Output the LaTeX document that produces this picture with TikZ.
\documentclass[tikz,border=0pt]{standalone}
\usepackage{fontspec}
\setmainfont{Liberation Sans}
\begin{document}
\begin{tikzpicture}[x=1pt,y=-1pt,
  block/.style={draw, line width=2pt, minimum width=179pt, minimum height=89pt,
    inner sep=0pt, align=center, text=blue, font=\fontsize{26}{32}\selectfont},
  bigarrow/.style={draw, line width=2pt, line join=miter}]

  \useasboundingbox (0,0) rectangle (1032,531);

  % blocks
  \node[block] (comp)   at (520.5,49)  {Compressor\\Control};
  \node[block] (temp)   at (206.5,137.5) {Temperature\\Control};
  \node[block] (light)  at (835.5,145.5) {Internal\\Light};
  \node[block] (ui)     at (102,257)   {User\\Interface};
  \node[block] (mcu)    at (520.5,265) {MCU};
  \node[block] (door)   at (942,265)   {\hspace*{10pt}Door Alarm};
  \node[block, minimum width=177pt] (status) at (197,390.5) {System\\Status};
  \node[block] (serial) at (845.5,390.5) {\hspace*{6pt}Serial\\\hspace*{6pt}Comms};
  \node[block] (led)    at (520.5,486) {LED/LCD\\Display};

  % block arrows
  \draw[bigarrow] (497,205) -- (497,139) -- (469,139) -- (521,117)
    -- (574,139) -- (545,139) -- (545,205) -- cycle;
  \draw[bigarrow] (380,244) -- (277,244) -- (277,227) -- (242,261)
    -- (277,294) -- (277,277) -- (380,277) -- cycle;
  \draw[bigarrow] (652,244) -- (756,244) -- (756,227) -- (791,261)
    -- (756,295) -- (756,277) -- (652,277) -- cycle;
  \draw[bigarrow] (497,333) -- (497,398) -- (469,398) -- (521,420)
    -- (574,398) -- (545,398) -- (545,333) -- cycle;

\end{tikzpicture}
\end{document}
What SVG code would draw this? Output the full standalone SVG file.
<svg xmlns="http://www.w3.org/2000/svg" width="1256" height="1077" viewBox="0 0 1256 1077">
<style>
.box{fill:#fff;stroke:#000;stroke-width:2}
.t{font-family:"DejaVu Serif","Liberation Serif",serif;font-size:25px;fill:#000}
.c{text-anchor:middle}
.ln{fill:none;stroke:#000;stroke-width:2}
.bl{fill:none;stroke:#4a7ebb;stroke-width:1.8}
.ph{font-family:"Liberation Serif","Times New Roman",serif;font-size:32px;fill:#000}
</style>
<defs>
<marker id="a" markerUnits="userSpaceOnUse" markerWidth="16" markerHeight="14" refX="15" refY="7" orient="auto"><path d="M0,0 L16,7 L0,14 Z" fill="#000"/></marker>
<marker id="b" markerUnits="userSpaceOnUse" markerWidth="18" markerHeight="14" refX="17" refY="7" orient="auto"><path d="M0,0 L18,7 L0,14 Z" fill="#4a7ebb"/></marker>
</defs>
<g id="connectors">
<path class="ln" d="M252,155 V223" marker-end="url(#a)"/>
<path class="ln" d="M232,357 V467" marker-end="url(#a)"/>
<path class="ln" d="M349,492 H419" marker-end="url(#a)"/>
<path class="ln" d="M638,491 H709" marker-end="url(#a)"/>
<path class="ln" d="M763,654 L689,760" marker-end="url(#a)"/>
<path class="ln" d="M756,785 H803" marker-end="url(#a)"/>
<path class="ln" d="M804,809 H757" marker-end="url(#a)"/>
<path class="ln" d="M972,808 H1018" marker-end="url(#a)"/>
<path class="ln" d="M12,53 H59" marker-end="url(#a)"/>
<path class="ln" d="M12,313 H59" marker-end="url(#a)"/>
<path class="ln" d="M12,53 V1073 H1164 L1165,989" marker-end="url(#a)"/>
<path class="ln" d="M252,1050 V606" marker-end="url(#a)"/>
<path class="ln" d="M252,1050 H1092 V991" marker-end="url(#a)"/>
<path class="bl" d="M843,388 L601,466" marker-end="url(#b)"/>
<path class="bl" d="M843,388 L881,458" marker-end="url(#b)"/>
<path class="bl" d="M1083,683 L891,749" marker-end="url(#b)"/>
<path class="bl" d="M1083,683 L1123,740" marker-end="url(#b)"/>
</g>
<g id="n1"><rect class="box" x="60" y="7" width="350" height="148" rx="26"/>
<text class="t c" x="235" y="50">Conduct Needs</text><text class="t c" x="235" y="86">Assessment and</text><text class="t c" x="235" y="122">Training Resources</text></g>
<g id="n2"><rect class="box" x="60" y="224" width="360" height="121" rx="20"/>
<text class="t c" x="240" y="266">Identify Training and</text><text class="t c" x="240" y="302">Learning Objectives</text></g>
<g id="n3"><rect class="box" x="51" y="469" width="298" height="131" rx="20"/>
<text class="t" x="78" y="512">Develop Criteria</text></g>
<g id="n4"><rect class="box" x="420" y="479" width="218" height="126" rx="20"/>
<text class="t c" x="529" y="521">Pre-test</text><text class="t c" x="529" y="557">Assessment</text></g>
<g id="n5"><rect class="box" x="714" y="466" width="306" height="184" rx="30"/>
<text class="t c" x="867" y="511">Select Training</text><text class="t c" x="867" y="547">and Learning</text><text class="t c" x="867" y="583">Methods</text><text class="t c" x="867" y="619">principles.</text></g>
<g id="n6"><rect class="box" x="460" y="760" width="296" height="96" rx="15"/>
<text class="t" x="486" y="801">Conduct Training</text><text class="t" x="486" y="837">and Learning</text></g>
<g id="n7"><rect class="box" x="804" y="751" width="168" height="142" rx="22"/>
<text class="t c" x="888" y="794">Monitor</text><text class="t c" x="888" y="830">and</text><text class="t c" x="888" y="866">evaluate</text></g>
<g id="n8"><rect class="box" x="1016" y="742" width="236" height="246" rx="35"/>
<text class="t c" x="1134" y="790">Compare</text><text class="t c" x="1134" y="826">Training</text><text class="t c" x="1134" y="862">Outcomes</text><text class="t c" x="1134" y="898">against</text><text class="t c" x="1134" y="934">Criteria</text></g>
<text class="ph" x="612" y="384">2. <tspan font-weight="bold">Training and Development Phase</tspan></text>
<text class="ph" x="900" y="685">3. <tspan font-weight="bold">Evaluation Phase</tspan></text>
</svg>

┄┄┄┄┄┄┄┄┄┄┄┄┄┄┄┄┄┄┄┄

# [WORK TO BE COMPLETED]
Write out the entries above once more, without altering anything.

# [ANSWER IN FULL]
Output the LaTeX document that produces this picture with TikZ.
\documentclass[tikz,border=0pt]{standalone}
\usepackage{fontspec}
\setmainfont{Liberation Sans}
\begin{document}
\begin{tikzpicture}[x=1pt,y=-1pt,
  block/.style={draw, line width=2pt, minimum width=179pt, minimum height=89pt,
    inner sep=0pt, align=center, text=blue, font=\fontsize{26}{32}\selectfont},
  bigarrow/.style={draw, line width=2pt, line join=miter}]

  \useasboundingbox (0,0) rectangle (1032,531);

  % blocks
  \node[block] (comp)   at (520.5,49)  {Compressor\\Control};
  \node[block] (temp)   at (206.5,137.5) {Temperature\\Control};
  \node[block] (light)  at (835.5,145.5) {Internal\\Light};
  \node[block] (ui)     at (102,257)   {User\\Interface};
  \node[block] (mcu)    at (520.5,265) {MCU};
  \node[block] (door)   at (942,265)   {\hspace*{10pt}Door Alarm};
  \node[block, minimum width=177pt] (status) at (197,390.5) {System\\Status};
  \node[block] (serial) at (845.5,390.5) {\hspace*{6pt}Serial\\\hspace*{6pt}Comms};
  \node[block] (led)    at (520.5,486) {LED/LCD\\Display};

  % block arrows
  \draw[bigarrow] (497,205) -- (497,139) -- (469,139) -- (521,117)
    -- (574,139) -- (545,139) -- (545,205) -- cycle;
  \draw[bigarrow] (380,244) -- (277,244) -- (277,227) -- (242,261)
    -- (277,294) -- (277,277) -- (380,277) -- cycle;
  \draw[bigarrow] (652,244) -- (756,244) -- (756,227) -- (791,261)
    -- (756,295) -- (756,277) -- (652,277) -- cycle;
  \draw[bigarrow] (497,333) -- (497,398) -- (469,398) -- (521,420)
    -- (574,398) -- (545,398) -- (545,333) -- cycle;

\end{tikzpicture}
\end{document}
What SVG code would draw this? Output the full standalone SVG file.
<svg xmlns="http://www.w3.org/2000/svg" width="1256" height="1077" viewBox="0 0 1256 1077">
<style>
.box{fill:#fff;stroke:#000;stroke-width:2}
.t{font-family:"DejaVu Serif","Liberation Serif",serif;font-size:25px;fill:#000}
.c{text-anchor:middle}
.ln{fill:none;stroke:#000;stroke-width:2}
.bl{fill:none;stroke:#4a7ebb;stroke-width:1.8}
.ph{font-family:"Liberation Serif","Times New Roman",serif;font-size:32px;fill:#000}
</style>
<defs>
<marker id="a" markerUnits="userSpaceOnUse" markerWidth="16" markerHeight="14" refX="15" refY="7" orient="auto"><path d="M0,0 L16,7 L0,14 Z" fill="#000"/></marker>
<marker id="b" markerUnits="userSpaceOnUse" markerWidth="18" markerHeight="14" refX="17" refY="7" orient="auto"><path d="M0,0 L18,7 L0,14 Z" fill="#4a7ebb"/></marker>
</defs>
<g id="connectors">
<path class="ln" d="M252,155 V223" marker-end="url(#a)"/>
<path class="ln" d="M232,357 V467" marker-end="url(#a)"/>
<path class="ln" d="M349,492 H419" marker-end="url(#a)"/>
<path class="ln" d="M638,491 H709" marker-end="url(#a)"/>
<path class="ln" d="M763,654 L689,760" marker-end="url(#a)"/>
<path class="ln" d="M756,785 H803" marker-end="url(#a)"/>
<path class="ln" d="M804,809 H757" marker-end="url(#a)"/>
<path class="ln" d="M972,808 H1018" marker-end="url(#a)"/>
<path class="ln" d="M12,53 H59" marker-end="url(#a)"/>
<path class="ln" d="M12,313 H59" marker-end="url(#a)"/>
<path class="ln" d="M12,53 V1073 H1164 L1165,989" marker-end="url(#a)"/>
<path class="ln" d="M252,1050 V606" marker-end="url(#a)"/>
<path class="ln" d="M252,1050 H1092 V991" marker-end="url(#a)"/>
<path class="bl" d="M843,388 L601,466" marker-end="url(#b)"/>
<path class="bl" d="M843,388 L881,458" marker-end="url(#b)"/>
<path class="bl" d="M1083,683 L891,749" marker-end="url(#b)"/>
<path class="bl" d="M1083,683 L1123,740" marker-end="url(#b)"/>
</g>
<g id="n1"><rect class="box" x="60" y="7" width="350" height="148" rx="26"/>
<text class="t c" x="235" y="50">Conduct Needs</text><text class="t c" x="235" y="86">Assessment and</text><text class="t c" x="235" y="122">Training Resources</text></g>
<g id="n2"><rect class="box" x="60" y="224" width="360" height="121" rx="20"/>
<text class="t c" x="240" y="266">Identify Training and</text><text class="t c" x="240" y="302">Learning Objectives</text></g>
<g id="n3"><rect class="box" x="51" y="469" width="298" height="131" rx="20"/>
<text class="t" x="78" y="512">Develop Criteria</text></g>
<g id="n4"><rect class="box" x="420" y="479" width="218" height="126" rx="20"/>
<text class="t c" x="529" y="521">Pre-test</text><text class="t c" x="529" y="557">Assessment</text></g>
<g id="n5"><rect class="box" x="714" y="466" width="306" height="184" rx="30"/>
<text class="t c" x="867" y="511">Select Training</text><text class="t c" x="867" y="547">and Learning</text><text class="t c" x="867" y="583">Methods</text><text class="t c" x="867" y="619">principles.</text></g>
<g id="n6"><rect class="box" x="460" y="760" width="296" height="96" rx="15"/>
<text class="t" x="486" y="801">Conduct Training</text><text class="t" x="486" y="837">and Learning</text></g>
<g id="n7"><rect class="box" x="804" y="751" width="168" height="142" rx="22"/>
<text class="t c" x="888" y="794">Monitor</text><text class="t c" x="888" y="830">and</text><text class="t c" x="888" y="866">evaluate</text></g>
<g id="n8"><rect class="box" x="1016" y="742" width="236" height="246" rx="35"/>
<text class="t c" x="1134" y="790">Compare</text><text class="t c" x="1134" y="826">Training</text><text class="t c" x="1134" y="862">Outcomes</text><text class="t c" x="1134" y="898">against</text><text class="t c" x="1134" y="934">Criteria</text></g>
<text class="ph" x="612" y="384">2. <tspan font-weight="bold">Training and Development Phase</tspan></text>
<text class="ph" x="900" y="685">3. <tspan font-weight="bold">Evaluation Phase</tspan></text>
</svg>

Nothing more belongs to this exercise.